__Short problem__
From the first line of the data below, copy each line up to the one containing "const warmTicks = [40,60,80,100,120,140];", and include that line too.

__Material__
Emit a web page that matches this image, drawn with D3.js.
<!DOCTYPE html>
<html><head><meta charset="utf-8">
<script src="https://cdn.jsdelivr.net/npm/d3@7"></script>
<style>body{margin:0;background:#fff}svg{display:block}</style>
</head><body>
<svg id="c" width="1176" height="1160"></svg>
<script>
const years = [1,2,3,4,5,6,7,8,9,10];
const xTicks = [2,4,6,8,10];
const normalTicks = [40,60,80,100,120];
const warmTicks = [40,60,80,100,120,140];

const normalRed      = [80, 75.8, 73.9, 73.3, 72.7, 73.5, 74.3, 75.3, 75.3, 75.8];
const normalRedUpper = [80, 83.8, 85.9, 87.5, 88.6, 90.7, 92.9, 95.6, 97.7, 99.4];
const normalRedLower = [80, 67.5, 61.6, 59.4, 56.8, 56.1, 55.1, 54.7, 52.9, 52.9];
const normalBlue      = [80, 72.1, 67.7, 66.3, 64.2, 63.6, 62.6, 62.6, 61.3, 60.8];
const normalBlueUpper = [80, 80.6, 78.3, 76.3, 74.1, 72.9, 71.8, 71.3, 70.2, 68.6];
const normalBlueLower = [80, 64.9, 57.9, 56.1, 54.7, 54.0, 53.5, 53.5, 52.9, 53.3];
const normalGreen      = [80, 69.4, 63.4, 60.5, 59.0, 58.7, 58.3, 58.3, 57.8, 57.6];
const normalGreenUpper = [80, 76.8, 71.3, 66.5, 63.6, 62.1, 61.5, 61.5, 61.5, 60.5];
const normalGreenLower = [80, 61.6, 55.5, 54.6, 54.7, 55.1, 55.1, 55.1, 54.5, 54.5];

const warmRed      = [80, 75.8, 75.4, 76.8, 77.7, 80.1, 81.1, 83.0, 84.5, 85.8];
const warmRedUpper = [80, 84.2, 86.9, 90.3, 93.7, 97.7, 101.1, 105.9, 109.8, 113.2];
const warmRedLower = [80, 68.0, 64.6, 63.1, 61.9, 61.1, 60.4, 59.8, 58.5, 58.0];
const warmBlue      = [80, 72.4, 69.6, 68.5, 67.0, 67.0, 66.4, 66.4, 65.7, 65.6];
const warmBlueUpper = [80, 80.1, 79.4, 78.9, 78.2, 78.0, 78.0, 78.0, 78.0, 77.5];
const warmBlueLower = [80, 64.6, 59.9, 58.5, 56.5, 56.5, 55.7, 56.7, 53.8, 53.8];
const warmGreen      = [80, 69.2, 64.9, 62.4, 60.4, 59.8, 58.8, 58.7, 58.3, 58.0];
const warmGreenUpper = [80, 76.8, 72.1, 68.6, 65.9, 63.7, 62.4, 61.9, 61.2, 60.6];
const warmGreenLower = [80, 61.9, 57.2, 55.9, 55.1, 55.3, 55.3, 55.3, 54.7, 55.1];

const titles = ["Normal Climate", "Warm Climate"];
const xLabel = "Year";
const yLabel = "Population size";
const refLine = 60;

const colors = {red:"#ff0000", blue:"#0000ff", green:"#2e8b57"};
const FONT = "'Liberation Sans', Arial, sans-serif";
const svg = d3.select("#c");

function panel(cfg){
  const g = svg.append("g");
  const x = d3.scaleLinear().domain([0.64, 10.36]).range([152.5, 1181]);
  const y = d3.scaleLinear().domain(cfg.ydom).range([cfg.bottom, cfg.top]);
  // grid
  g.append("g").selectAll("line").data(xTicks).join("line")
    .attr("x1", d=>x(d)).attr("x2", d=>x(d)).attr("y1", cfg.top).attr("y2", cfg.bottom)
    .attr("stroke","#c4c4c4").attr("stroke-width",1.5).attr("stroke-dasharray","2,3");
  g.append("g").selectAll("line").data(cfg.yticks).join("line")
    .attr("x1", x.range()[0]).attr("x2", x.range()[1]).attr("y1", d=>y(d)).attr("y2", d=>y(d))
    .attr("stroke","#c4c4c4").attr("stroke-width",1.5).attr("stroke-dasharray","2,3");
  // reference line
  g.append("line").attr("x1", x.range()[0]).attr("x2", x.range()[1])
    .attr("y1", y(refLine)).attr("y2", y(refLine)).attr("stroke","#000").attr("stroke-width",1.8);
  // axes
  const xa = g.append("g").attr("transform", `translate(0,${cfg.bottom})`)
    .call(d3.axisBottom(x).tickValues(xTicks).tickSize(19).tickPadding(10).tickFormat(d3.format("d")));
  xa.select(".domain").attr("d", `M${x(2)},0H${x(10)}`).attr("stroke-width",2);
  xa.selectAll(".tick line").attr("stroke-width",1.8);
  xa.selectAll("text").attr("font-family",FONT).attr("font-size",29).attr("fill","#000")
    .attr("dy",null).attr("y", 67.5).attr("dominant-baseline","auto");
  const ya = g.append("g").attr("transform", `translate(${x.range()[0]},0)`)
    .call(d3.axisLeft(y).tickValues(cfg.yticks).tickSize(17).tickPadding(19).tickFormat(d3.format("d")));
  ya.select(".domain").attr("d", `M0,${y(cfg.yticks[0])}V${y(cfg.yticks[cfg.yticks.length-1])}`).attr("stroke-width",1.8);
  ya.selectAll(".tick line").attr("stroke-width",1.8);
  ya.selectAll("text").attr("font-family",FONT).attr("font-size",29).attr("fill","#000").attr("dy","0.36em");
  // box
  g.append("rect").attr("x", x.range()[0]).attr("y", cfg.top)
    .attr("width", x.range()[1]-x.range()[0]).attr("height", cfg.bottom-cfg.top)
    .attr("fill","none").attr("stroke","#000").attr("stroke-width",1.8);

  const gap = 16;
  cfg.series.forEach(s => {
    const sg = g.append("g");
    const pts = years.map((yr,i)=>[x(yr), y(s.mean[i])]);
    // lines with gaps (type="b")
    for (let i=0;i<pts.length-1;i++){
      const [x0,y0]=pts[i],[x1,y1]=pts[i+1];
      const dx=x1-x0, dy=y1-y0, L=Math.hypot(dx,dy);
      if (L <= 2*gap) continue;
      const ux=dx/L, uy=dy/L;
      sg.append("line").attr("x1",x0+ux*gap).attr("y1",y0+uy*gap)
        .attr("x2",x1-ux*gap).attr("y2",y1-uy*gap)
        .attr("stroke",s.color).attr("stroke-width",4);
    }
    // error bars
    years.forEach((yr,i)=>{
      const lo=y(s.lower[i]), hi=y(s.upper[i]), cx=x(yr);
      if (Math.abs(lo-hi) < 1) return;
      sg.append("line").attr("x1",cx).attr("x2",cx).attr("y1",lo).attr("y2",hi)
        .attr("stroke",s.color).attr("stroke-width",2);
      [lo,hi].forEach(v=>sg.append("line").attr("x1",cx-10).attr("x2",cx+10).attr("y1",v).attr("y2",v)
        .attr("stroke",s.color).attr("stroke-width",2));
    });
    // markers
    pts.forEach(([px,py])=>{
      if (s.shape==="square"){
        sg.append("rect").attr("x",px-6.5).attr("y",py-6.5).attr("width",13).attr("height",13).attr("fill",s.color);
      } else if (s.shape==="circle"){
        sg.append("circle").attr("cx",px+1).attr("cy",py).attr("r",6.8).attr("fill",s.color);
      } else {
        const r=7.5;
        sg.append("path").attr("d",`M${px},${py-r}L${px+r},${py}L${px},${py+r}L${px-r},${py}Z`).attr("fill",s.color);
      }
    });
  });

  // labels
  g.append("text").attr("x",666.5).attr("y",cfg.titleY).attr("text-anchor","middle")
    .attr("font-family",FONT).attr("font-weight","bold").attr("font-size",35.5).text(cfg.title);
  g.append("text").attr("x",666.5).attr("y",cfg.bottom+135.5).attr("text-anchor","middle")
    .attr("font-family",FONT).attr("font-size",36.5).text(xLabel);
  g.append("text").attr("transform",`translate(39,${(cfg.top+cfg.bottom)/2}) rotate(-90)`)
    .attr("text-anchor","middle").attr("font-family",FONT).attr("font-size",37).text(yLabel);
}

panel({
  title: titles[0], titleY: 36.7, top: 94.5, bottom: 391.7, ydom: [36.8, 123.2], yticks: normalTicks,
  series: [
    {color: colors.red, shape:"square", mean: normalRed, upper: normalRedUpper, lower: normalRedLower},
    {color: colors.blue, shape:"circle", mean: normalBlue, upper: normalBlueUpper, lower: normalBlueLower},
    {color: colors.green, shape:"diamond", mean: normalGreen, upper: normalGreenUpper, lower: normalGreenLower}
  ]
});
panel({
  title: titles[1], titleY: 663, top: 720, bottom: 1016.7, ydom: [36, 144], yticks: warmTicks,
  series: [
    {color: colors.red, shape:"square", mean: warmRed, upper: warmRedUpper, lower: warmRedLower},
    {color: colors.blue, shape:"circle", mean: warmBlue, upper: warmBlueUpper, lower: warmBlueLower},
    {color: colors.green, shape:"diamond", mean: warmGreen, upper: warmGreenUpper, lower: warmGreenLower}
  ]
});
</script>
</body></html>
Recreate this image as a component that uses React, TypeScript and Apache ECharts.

__Result of this exercise__
Emit a web page that matches this image, drawn with D3.js.
<!DOCTYPE html>
<html><head><meta charset="utf-8">
<script src="https://cdn.jsdelivr.net/npm/d3@7"></script>
<style>body{margin:0;background:#fff}svg{display:block}</style>
</head><body>
<svg id="c" width="1176" height="1160"></svg>
<script>
const years = [1,2,3,4,5,6,7,8,9,10];
const xTicks = [2,4,6,8,10];
const normalTicks = [40,60,80,100,120];
const warmTicks = [40,60,80,100,120,140];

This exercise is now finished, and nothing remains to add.